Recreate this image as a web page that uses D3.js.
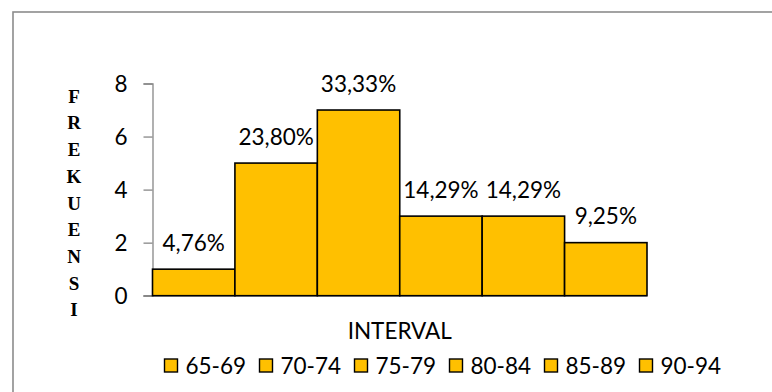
<!DOCTYPE html>
<html>
<head>
<meta charset="utf-8">
<script src="https://cdn.jsdelivr.net/npm/d3@7"></script>
<style>
  html, body { margin: 0; padding: 0; background: #fff; }
  svg { display: block; }
</style>
</head>
<body>
<svg id="chart" width="772" height="392"></svg>
<script>
// Interval classes, their frequencies and the percentage labels printed above each bar
const intervals = ["65-69", "70-74", "75-79", "80-84", "85-89", "90-94"];
const frequencies = [1, 5, 7, 3, 3, 2];
const percentLabels = ["4,76%", "23,80%", "33,33%", "14,29%", "14,29%", "9,25%"];
const yTicks = [0, 2, 4, 6, 8];
const yTitle = "FREKUENSI";
const xTitle = "INTERVAL";

const svg = d3.select("#chart");
const font = "Lato, 'Open Sans', sans-serif";
const fontSize = 22.5;
const barFill = "#FFC000";
const axisColor = "#878787";

// Outer chart frame (runs past the right and bottom edges)
svg.append("rect")
  .attr("x", 13).attr("y", 12)
  .attr("width", 800).attr("height", 420)
  .attr("fill", "none")
  .attr("stroke", "#8c8c8c")
  .attr("stroke-width", 1.6);

const plot = { left: 152.5, right: 647, top: 83.5, bottom: 295.7 };

const x = d3.scaleBand()
  .domain(intervals)
  .range([plot.left, plot.right])
  .padding(0);

const y = d3.scaleLinear()
  .domain([0, 8])
  .range([plot.bottom, plot.top]);

// Y axis
const yAxis = svg.append("g")
  .attr("transform", `translate(${plot.left},0)`)
  .call(d3.axisLeft(y).tickValues(yTicks).tickSize(9).tickPadding(16).tickSizeOuter(9));
yAxis.select(".domain").attr("stroke", axisColor).attr("stroke-width", 1.3);
yAxis.selectAll(".tick line").attr("stroke", axisColor).attr("stroke-width", 1.3);
yAxis.selectAll(".tick text")
  .attr("font-family", font).attr("font-size", fontSize).attr("fill", "#000")
  .attr("dy", "0.36em");

// X axis baseline (no tick labels under the bars)
svg.append("line")
  .attr("x1", plot.left - 9).attr("x2", plot.right)
  .attr("y1", plot.bottom).attr("y2", plot.bottom)
  .attr("stroke", axisColor).attr("stroke-width", 1.6);

// Bars
svg.append("g").selectAll("rect")
  .data(frequencies)
  .join("rect")
  .attr("x", (d, i) => x(intervals[i]))
  .attr("y", d => y(d))
  .attr("width", x.bandwidth())
  .attr("height", d => y(0) - y(d))
  .attr("fill", barFill)
  .attr("stroke", "#000")
  .attr("stroke-width", 1.6);

// Percentage labels above bars
svg.append("g").selectAll("text")
  .data(frequencies)
  .join("text")
  .attr("x", (d, i) => x(intervals[i]) + x.bandwidth() / 2)
  .attr("y", d => y(d) - 18.5)
  .attr("text-anchor", "middle")
  .attr("font-family", font)
  .attr("font-size", fontSize)
  .attr("fill", "#000")
  .text((d, i) => percentLabels[i]);

// Vertical stacked y title
svg.append("g").selectAll("text")
  .data(yTitle.split(""))
  .join("text")
  .attr("x", 74)
  .attr("y", (d, i) => 102.7 + i * 26.7)
  .attr("text-anchor", "middle")
  .attr("font-family", "'Liberation Serif', 'Times New Roman', serif")
  .attr("font-weight", "bold")
  .attr("font-size", 19)
  .attr("fill", "#000")
  .text(d => d);

// X title
svg.append("text")
  .attr("x", (plot.left + plot.right) / 2)
  .attr("y", 339)
  .attr("text-anchor", "middle")
  .attr("font-family", font)
  .attr("font-size", fontSize)
  .attr("fill", "#000")
  .text(xTitle);

// Legend
const legend = svg.append("g").selectAll("g")
  .data(intervals)
  .join("g")
  .attr("transform", (d, i) => `translate(${164.5 + i * 95},359)`);
legend.append("rect")
  .attr("width", 13).attr("height", 13)
  .attr("fill", barFill)
  .attr("stroke", "#000")
  .attr("stroke-width", 1.4);
legend.append("text")
  .attr("x", 21).attr("y", 6.5)
  .attr("dy", "0.36em")
  .attr("font-family", font)
  .attr("font-size", fontSize)
  .attr("fill", "#000")
  .text(d => d);
</script>
</body>
</html>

+ + + + + + +

Your objective. Repeat the material above in full and exactly, apart from the pictures.

Exercise response.
Recreate this image as a web page that uses D3.js.
<!DOCTYPE html>
<html>
<head>
<meta charset="utf-8">
<script src="https://cdn.jsdelivr.net/npm/d3@7"></script>
<style>
  html, body { margin: 0; padding: 0; background: #fff; }
  svg { display: block; }
</style>
</head>
<body>
<svg id="chart" width="772" height="392"></svg>
<script>
// Interval classes, their frequencies and the percentage labels printed above each bar
const intervals = ["65-69", "70-74", "75-79", "80-84", "85-89", "90-94"];
const frequencies = [1, 5, 7, 3, 3, 2];
const percentLabels = ["4,76%", "23,80%", "33,33%", "14,29%", "14,29%", "9,25%"];
const yTicks = [0, 2, 4, 6, 8];
const yTitle = "FREKUENSI";
const xTitle = "INTERVAL";

const svg = d3.select("#chart");
const font = "Lato, 'Open Sans', sans-serif";
const fontSize = 22.5;
const barFill = "#FFC000";
const axisColor = "#878787";

// Outer chart frame (runs past the right and bottom edges)
svg.append("rect")
  .attr("x", 13).attr("y", 12)
  .attr("width", 800).attr("height", 420)
  .attr("fill", "none")
  .attr("stroke", "#8c8c8c")
  .attr("stroke-width", 1.6);

const plot = { left: 152.5, right: 647, top: 83.5, bottom: 295.7 };

const x = d3.scaleBand()
  .domain(intervals)
  .range([plot.left, plot.right])
  .padding(0);

const y = d3.scaleLinear()
  .domain([0, 8])
  .range([plot.bottom, plot.top]);

// Y axis
const yAxis = svg.append("g")
  .attr("transform", `translate(${plot.left},0)`)
  .call(d3.axisLeft(y).tickValues(yTicks).tickSize(9).tickPadding(16).tickSizeOuter(9));
yAxis.select(".domain").attr("stroke", axisColor).attr("stroke-width", 1.3);
yAxis.selectAll(".tick line").attr("stroke", axisColor).attr("stroke-width", 1.3);
yAxis.selectAll(".tick text")
  .attr("font-family", font).attr("font-size", fontSize).attr("fill", "#000")
  .attr("dy", "0.36em");

// X axis baseline (no tick labels under the bars)
svg.append("line")
  .attr("x1", plot.left - 9).attr("x2", plot.right)
  .attr("y1", plot.bottom).attr("y2", plot.bottom)
  .attr("stroke", axisColor).attr("stroke-width", 1.6);

// Bars
svg.append("g").selectAll("rect")
  .data(frequencies)
  .join("rect")
  .attr("x", (d, i) => x(intervals[i]))
  .attr("y", d => y(d))
  .attr("width", x.bandwidth())
  .attr("height", d => y(0) - y(d))
  .attr("fill", barFill)
  .attr("stroke", "#000")
  .attr("stroke-width", 1.6);

// Percentage labels above bars
svg.append("g").selectAll("text")
  .data(frequencies)
  .join("text")
  .attr("x", (d, i) => x(intervals[i]) + x.bandwidth() / 2)
  .attr("y", d => y(d) - 18.5)
  .attr("text-anchor", "middle")
  .attr("font-family", font)
  .attr("font-size", fontSize)
  .attr("fill", "#000")
  .text((d, i) => percentLabels[i]);

// Vertical stacked y title
svg.append("g").selectAll("text")
  .data(yTitle.split(""))
  .join("text")
  .attr("x", 74)
  .attr("y", (d, i) => 102.7 + i * 26.7)
  .attr("text-anchor", "middle")
  .attr("font-family", "'Liberation Serif', 'Times New Roman', serif")
  .attr("font-weight", "bold")
  .attr("font-size", 19)
  .attr("fill", "#000")
  .text(d => d);

// X title
svg.append("text")
  .attr("x", (plot.left + plot.right) / 2)
  .attr("y", 339)
  .attr("text-anchor", "middle")
  .attr("font-family", font)
  .attr("font-size", fontSize)
  .attr("fill", "#000")
  .text(xTitle);

// Legend
const legend = svg.append("g").selectAll("g")
  .data(intervals)
  .join("g")
  .attr("transform", (d, i) => `translate(${164.5 + i * 95},359)`);
legend.append("rect")
  .attr("width", 13).attr("height", 13)
  .attr("fill", barFill)
  .attr("stroke", "#000")
  .attr("stroke-width", 1.4);
legend.append("text")
  .attr("x", 21).attr("y", 6.5)
  .attr("dy", "0.36em")
  .attr("font-family", font)
  .attr("font-size", fontSize)
  .attr("fill", "#000")
  .text(d => d);
</script>
</body>
</html>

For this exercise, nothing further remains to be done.